Published online by Cambridge University Press: 05 June 2012
Internalizing Sociality
The previous chapter examined two strategies that combine the traditional atomistic individual conception with accounts of social interaction: Bénabou and Tirole by moving from their model of the self-regulating individual to their unified psychology general game-theoretic analysis and Thaler and Sunstein by explaining how rational experts seek to make Homo sapiens act like Homo economicus. This chapter examines two further behavioral economics approaches that proceed quite differently in that they inject social content and social interaction directly into the standard utility function representation of the individual: George Akerlof and Rachel Kranton’s social groups social identity analysis and the social preferences approach developed by James Andreoni, Matthew Rabin, Ernst Fehr, Klaus Schmidt, and many others. That is, rather than contextualize individuality (and subjectivity) by placing individuals in a world in which they interact with others, they internalize sociality by giving the utility function an unmistakably social dimension. Their general strategy, then, is more radical in that it contests the traditional understanding of atomism itself. How can people be atomistic individuals if they are in some fashion also social individuals? At the same time, it remains a traditional kind of strategy in that the analysis is developed within the utility function framework in which individuals’ preferences, whatever their nature, are still their own preferences.
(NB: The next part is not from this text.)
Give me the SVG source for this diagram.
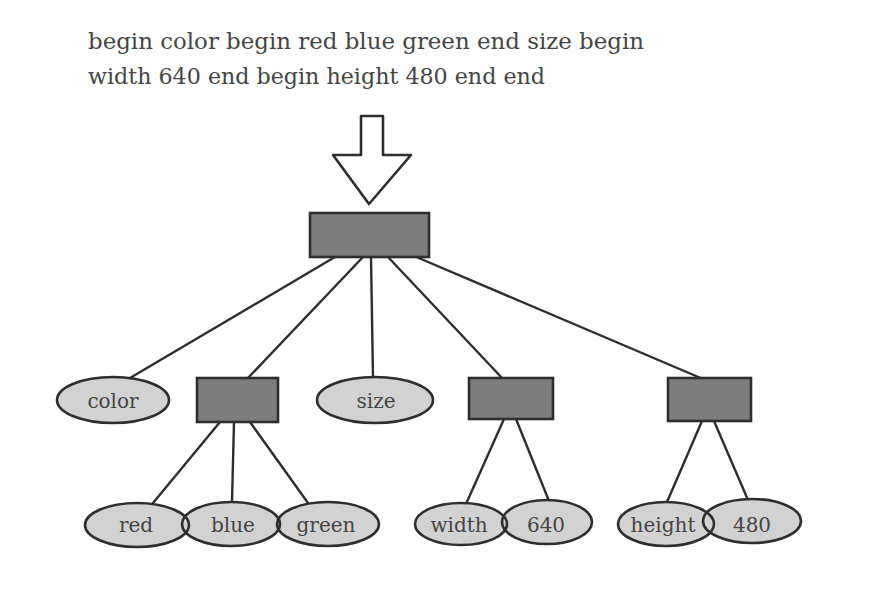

Neither of the approaches discussed in this chapter, however, is formulated as a response to the multiple selves problem, presumably because in behavioral economics that problem is generally associated with present bias and time inconsistency, and neither of these approaches is specifically concerned with that issue. However, present bias causes only one kind of multiple selves problem, specifically an intertemporal one, and this chapter will accordingly investigate how multiple selves problems resurface in two additional forms in connection with these different strategies for explaining individuals. In particular, in the Akerlof-Kranton analysis the multiple selves problem reappears in connection with individuals having multiple social group identities, whereas in social preferences analysis it arises in connection with uncertainty over whose preferences individuals serve, their own or those of others. In both cases, that is, individuals’ multiple selves are their multiple social selves. Thus, the strategy of internalizing social relationships within the utility function locates different social selves directly within individuals. The question these approaches consequently face is whether it still makes sense to say the utility function constitutes a single individual unity.